◆ **EXERCISE AIM**:
In this exercise, reproduce all the entries that follow exactly.

##### INPUT ROWS

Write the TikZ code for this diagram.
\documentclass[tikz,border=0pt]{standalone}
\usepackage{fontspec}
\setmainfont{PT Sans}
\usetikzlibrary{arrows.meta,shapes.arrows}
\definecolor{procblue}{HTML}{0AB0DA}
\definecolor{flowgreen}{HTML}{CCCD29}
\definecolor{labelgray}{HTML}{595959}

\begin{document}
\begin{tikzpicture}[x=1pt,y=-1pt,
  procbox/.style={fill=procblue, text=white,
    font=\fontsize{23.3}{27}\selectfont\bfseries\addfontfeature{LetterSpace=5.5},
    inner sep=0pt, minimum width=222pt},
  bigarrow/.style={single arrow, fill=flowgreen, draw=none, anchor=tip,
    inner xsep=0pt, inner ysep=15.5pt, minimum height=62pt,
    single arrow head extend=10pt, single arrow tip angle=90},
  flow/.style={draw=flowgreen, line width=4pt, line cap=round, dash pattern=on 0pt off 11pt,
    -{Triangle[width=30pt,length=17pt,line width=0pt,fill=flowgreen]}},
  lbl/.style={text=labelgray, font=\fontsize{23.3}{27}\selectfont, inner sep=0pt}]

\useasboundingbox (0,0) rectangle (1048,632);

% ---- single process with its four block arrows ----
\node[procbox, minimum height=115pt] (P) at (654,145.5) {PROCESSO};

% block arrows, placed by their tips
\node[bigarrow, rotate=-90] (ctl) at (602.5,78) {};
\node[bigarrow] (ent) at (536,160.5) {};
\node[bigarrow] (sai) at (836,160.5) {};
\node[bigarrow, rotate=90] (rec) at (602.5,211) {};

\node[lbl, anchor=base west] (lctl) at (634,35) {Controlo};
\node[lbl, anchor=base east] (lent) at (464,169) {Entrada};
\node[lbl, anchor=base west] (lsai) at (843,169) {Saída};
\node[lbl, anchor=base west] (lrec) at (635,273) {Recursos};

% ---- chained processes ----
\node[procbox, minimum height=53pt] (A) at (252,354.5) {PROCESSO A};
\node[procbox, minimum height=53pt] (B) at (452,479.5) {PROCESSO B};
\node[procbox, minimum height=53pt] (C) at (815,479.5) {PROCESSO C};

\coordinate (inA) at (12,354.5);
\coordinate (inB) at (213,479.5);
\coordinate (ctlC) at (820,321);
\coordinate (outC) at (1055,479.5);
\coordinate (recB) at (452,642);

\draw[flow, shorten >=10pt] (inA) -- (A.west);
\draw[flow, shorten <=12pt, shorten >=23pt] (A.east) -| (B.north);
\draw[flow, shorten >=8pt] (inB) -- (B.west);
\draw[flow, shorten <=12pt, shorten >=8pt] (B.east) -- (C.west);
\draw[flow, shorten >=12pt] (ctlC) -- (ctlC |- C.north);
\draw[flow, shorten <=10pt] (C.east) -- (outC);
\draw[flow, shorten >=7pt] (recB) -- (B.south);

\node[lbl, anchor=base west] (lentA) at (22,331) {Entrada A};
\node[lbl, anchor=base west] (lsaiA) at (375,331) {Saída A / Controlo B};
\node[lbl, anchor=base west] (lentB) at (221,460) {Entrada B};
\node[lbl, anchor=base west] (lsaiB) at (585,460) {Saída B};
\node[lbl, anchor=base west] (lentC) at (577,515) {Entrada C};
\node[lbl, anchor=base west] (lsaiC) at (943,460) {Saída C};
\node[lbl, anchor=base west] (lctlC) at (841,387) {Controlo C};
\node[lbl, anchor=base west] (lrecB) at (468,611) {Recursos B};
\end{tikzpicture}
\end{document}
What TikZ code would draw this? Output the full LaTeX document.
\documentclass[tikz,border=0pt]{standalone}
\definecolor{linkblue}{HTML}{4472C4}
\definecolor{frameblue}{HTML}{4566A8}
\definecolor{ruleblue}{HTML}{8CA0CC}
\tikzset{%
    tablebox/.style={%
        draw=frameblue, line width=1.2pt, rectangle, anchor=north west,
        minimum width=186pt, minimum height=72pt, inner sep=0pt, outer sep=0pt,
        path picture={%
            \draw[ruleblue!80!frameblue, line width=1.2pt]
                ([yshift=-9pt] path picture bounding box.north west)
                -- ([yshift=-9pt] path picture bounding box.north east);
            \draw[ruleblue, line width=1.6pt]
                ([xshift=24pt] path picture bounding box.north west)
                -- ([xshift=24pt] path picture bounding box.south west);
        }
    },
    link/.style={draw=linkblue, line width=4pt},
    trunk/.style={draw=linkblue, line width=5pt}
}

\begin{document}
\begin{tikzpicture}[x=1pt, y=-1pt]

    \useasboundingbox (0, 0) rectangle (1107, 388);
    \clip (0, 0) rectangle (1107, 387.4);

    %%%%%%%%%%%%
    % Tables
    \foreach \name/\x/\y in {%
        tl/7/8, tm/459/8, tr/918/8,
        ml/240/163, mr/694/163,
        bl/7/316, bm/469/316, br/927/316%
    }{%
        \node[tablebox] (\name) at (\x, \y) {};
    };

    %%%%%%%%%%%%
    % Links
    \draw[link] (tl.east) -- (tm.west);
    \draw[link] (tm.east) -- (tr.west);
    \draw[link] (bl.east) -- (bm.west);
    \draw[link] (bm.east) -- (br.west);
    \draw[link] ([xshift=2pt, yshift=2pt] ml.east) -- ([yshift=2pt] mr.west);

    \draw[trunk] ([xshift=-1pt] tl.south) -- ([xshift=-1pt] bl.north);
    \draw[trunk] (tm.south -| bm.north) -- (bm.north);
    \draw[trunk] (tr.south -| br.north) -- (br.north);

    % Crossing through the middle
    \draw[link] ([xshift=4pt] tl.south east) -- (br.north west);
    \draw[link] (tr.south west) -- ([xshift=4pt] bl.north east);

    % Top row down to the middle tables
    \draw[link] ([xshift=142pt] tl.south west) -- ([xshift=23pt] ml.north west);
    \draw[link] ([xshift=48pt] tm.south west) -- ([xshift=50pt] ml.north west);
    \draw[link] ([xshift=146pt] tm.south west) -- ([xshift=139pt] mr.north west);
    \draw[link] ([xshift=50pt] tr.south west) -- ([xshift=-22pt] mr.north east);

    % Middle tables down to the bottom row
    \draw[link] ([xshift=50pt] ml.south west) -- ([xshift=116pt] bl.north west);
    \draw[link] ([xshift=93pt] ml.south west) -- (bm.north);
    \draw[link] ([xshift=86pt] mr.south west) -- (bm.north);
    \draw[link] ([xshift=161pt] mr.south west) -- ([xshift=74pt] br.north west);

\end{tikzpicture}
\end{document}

##########

◆ **RESULT OF THE EXERCISE**:
Write the TikZ code for this diagram.
\documentclass[tikz,border=0pt]{standalone}
\usepackage{fontspec}
\setmainfont{PT Sans}
\usetikzlibrary{arrows.meta,shapes.arrows}
\definecolor{procblue}{HTML}{0AB0DA}
\definecolor{flowgreen}{HTML}{CCCD29}
\definecolor{labelgray}{HTML}{595959}

\begin{document}
\begin{tikzpicture}[x=1pt,y=-1pt,
  procbox/.style={fill=procblue, text=white,
    font=\fontsize{23.3}{27}\selectfont\bfseries\addfontfeature{LetterSpace=5.5},
    inner sep=0pt, minimum width=222pt},
  bigarrow/.style={single arrow, fill=flowgreen, draw=none, anchor=tip,
    inner xsep=0pt, inner ysep=15.5pt, minimum height=62pt,
    single arrow head extend=10pt, single arrow tip angle=90},
  flow/.style={draw=flowgreen, line width=4pt, line cap=round, dash pattern=on 0pt off 11pt,
    -{Triangle[width=30pt,length=17pt,line width=0pt,fill=flowgreen]}},
  lbl/.style={text=labelgray, font=\fontsize{23.3}{27}\selectfont, inner sep=0pt}]

\useasboundingbox (0,0) rectangle (1048,632);

% ---- single process with its four block arrows ----
\node[procbox, minimum height=115pt] (P) at (654,145.5) {PROCESSO};

% block arrows, placed by their tips
\node[bigarrow, rotate=-90] (ctl) at (602.5,78) {};
\node[bigarrow] (ent) at (536,160.5) {};
\node[bigarrow] (sai) at (836,160.5) {};
\node[bigarrow, rotate=90] (rec) at (602.5,211) {};

\node[lbl, anchor=base west] (lctl) at (634,35) {Controlo};
\node[lbl, anchor=base east] (lent) at (464,169) {Entrada};
\node[lbl, anchor=base west] (lsai) at (843,169) {Saída};
\node[lbl, anchor=base west] (lrec) at (635,273) {Recursos};

% ---- chained processes ----
\node[procbox, minimum height=53pt] (A) at (252,354.5) {PROCESSO A};
\node[procbox, minimum height=53pt] (B) at (452,479.5) {PROCESSO B};
\node[procbox, minimum height=53pt] (C) at (815,479.5) {PROCESSO C};

\coordinate (inA) at (12,354.5);
\coordinate (inB) at (213,479.5);
\coordinate (ctlC) at (820,321);
\coordinate (outC) at (1055,479.5);
\coordinate (recB) at (452,642);

\draw[flow, shorten >=10pt] (inA) -- (A.west);
\draw[flow, shorten <=12pt, shorten >=23pt] (A.east) -| (B.north);
\draw[flow, shorten >=8pt] (inB) -- (B.west);
\draw[flow, shorten <=12pt, shorten >=8pt] (B.east) -- (C.west);
\draw[flow, shorten >=12pt] (ctlC) -- (ctlC |- C.north);
\draw[flow, shorten <=10pt] (C.east) -- (outC);
\draw[flow, shorten >=7pt] (recB) -- (B.south);

\node[lbl, anchor=base west] (lentA) at (22,331) {Entrada A};
\node[lbl, anchor=base west] (lsaiA) at (375,331) {Saída A / Controlo B};
\node[lbl, anchor=base west] (lentB) at (221,460) {Entrada B};
\node[lbl, anchor=base west] (lsaiB) at (585,460) {Saída B};
\node[lbl, anchor=base west] (lentC) at (577,515) {Entrada C};
\node[lbl, anchor=base west] (lsaiC) at (943,460) {Saída C};
\node[lbl, anchor=base west] (lctlC) at (841,387) {Controlo C};
\node[lbl, anchor=base west] (lrecB) at (468,611) {Recursos B};
\end{tikzpicture}
\end{document}
What TikZ code would draw this? Output the full LaTeX document.
\documentclass[tikz,border=0pt]{standalone}
\definecolor{linkblue}{HTML}{4472C4}
\definecolor{frameblue}{HTML}{4566A8}
\definecolor{ruleblue}{HTML}{8CA0CC}
\tikzset{%
    tablebox/.style={%
        draw=frameblue, line width=1.2pt, rectangle, anchor=north west,
        minimum width=186pt, minimum height=72pt, inner sep=0pt, outer sep=0pt,
        path picture={%
            \draw[ruleblue!80!frameblue, line width=1.2pt]
                ([yshift=-9pt] path picture bounding box.north west)
                -- ([yshift=-9pt] path picture bounding box.north east);
            \draw[ruleblue, line width=1.6pt]
                ([xshift=24pt] path picture bounding box.north west)
                -- ([xshift=24pt] path picture bounding box.south west);
        }
    },
    link/.style={draw=linkblue, line width=4pt},
    trunk/.style={draw=linkblue, line width=5pt}
}

\begin{document}
\begin{tikzpicture}[x=1pt, y=-1pt]

    \useasboundingbox (0, 0) rectangle (1107, 388);
    \clip (0, 0) rectangle (1107, 387.4);

    %%%%%%%%%%%%
    % Tables
    \foreach \name/\x/\y in {%
        tl/7/8, tm/459/8, tr/918/8,
        ml/240/163, mr/694/163,
        bl/7/316, bm/469/316, br/927/316%
    }{%
        \node[tablebox] (\name) at (\x, \y) {};
    };

    %%%%%%%%%%%%
    % Links
    \draw[link] (tl.east) -- (tm.west);
    \draw[link] (tm.east) -- (tr.west);
    \draw[link] (bl.east) -- (bm.west);
    \draw[link] (bm.east) -- (br.west);
    \draw[link] ([xshift=2pt, yshift=2pt] ml.east) -- ([yshift=2pt] mr.west);

    \draw[trunk] ([xshift=-1pt] tl.south) -- ([xshift=-1pt] bl.north);
    \draw[trunk] (tm.south -| bm.north) -- (bm.north);
    \draw[trunk] (tr.south -| br.north) -- (br.north);

    % Crossing through the middle
    \draw[link] ([xshift=4pt] tl.south east) -- (br.north west);
    \draw[link] (tr.south west) -- ([xshift=4pt] bl.north east);

    % Top row down to the middle tables
    \draw[link] ([xshift=142pt] tl.south west) -- ([xshift=23pt] ml.north west);
    \draw[link] ([xshift=48pt] tm.south west) -- ([xshift=50pt] ml.north west);
    \draw[link] ([xshift=146pt] tm.south west) -- ([xshift=139pt] mr.north west);
    \draw[link] ([xshift=50pt] tr.south west) -- ([xshift=-22pt] mr.north east);

    % Middle tables down to the bottom row
    \draw[link] ([xshift=50pt] ml.south west) -- ([xshift=116pt] bl.north west);
    \draw[link] ([xshift=93pt] ml.south west) -- (bm.north);
    \draw[link] ([xshift=86pt] mr.south west) -- (bm.north);
    \draw[link] ([xshift=161pt] mr.south west) -- ([xshift=74pt] br.north west);

\end{tikzpicture}
\end{document}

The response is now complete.